Andy Dietderich, lead counsel for FTX, said that the CFTC's decision to forego its claim is intended to increase recoveries for customers and lenders. The settlement includes $8.7 billion in restitution and $4 billion in disgorgement, with the latter subordinated to the payment of other creditor claims. A hearing on the settlement is scheduled for August 6.
Dutch Court Denies Bail for Tornado Cash Developer
A Dutch court has denied bail to Tornado Cash developer Alexey Pertsev as he prepares to appeal his money laundering conviction. In May, Pertsev was found guilty of laundering $2.2 billion through the crypto mixer and sentenced to 64 months in prison. His lawyers argued that Pertsev needs access to a computer and the internet to prepare his defense, but the court maintained that his pre-trial detention does not hinder his ability to prepare.

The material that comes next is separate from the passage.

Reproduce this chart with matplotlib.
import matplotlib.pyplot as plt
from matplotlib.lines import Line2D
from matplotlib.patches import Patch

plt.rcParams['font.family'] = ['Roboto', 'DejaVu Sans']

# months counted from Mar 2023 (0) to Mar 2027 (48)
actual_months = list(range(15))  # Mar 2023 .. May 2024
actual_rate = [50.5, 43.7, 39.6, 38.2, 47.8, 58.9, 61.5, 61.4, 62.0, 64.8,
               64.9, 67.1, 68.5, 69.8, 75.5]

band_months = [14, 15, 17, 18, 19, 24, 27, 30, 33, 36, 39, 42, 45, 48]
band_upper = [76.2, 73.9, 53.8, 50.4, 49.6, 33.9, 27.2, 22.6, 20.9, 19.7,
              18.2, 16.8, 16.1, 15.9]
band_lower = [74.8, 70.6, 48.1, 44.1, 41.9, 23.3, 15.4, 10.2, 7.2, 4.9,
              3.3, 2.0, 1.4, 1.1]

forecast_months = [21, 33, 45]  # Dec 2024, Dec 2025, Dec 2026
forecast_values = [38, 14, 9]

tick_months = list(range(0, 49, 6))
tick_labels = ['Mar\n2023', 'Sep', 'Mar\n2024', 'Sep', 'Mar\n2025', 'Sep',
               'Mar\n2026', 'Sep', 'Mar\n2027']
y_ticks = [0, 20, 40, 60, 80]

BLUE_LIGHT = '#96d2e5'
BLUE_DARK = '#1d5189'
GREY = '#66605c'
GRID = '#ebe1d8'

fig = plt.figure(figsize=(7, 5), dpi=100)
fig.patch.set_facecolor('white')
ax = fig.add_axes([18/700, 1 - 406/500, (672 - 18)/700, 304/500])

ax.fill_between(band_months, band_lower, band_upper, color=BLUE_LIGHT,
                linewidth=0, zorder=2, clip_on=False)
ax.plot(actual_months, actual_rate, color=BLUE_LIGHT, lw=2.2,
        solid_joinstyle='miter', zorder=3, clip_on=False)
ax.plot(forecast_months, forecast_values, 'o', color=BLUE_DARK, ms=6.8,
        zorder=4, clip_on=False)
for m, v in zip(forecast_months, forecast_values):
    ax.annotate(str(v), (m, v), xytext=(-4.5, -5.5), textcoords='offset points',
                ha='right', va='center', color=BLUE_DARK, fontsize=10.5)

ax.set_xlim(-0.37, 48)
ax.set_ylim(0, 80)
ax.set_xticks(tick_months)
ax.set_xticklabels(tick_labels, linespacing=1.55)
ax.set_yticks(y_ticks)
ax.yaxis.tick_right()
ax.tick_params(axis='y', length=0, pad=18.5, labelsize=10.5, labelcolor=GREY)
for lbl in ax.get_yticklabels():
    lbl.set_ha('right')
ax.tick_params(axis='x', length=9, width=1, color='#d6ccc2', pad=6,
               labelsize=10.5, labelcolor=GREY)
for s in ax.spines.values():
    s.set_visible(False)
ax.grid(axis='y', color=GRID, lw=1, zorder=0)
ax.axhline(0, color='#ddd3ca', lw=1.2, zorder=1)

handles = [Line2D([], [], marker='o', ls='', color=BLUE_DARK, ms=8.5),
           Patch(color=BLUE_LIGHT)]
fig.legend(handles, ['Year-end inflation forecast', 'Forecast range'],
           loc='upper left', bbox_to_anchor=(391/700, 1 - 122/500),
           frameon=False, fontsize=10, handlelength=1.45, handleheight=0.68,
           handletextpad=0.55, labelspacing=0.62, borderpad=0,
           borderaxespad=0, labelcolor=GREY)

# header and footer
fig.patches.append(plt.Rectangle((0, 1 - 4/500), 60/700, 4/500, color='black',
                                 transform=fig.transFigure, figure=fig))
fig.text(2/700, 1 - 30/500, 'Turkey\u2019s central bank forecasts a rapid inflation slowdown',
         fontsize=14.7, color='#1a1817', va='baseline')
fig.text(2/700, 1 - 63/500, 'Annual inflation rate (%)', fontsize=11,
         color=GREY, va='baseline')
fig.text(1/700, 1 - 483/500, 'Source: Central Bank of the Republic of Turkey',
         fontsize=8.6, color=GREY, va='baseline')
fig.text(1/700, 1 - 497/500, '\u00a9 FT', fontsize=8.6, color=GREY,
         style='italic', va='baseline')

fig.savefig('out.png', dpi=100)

Despite the legal team's efforts, including presenting an 18-point plan to highlight the technical complexities of the case, their request for digital facilities for Pertsev while in prison was also rejected. Pertsev has been a critical figure in understanding the DeFi technicalities involved in the case. His defense continues to argue for his release so that he can better prepare for the appeal.
SEC Ends Investigation of Bitcoin L2 Stacks and Hiro Systems
The U.S. Securities and Exchange Commission (SEC) has concluded its investigation into blockchain software developer Hiro Systems, previously known as Blockstack. The three-year probe, which examined $70 million raised through token sales from 2017 to 2019, ended without recommending enforcement action against the company. The decision follows the SEC recently ending investigations into stablecoin issuer Paxos and software development firm Consensys, marking another loss for Gary Gensler’s agency.
Hiro, which develops tools for the Stacks Layer 2 blockchain, welcomed the news. Muneeb Ali, co-creator of Stacks and the CEO of Trust Machines, confirmed that the SEC’s inquiry included the Stacks protocol. Hiro had initially treated its tokens as securities but claimed in 2021 that the network had become fully decentralized, meaning it no longer required this classification.Â
Polygon Schedules MATIC to POL Token Migration
Polygon announced that its long-awaited token migration from MATIC to POL will occur on September 4. POL will replace MATIC as the gas and staking token on the Polygon PoS network. Testnet migrations began on July 17.
MATIC holders on Ethereum, Polygon zkEVM networks, or centralized exchanges may need to migrate tokens to POL, while those on the Polygon PoS chain will have their tokens automatically upgraded. This migration is part of Polygon’s AggLayer overhaul, which aims to create a unified ecosystem using the Polygon Chain Development Kit.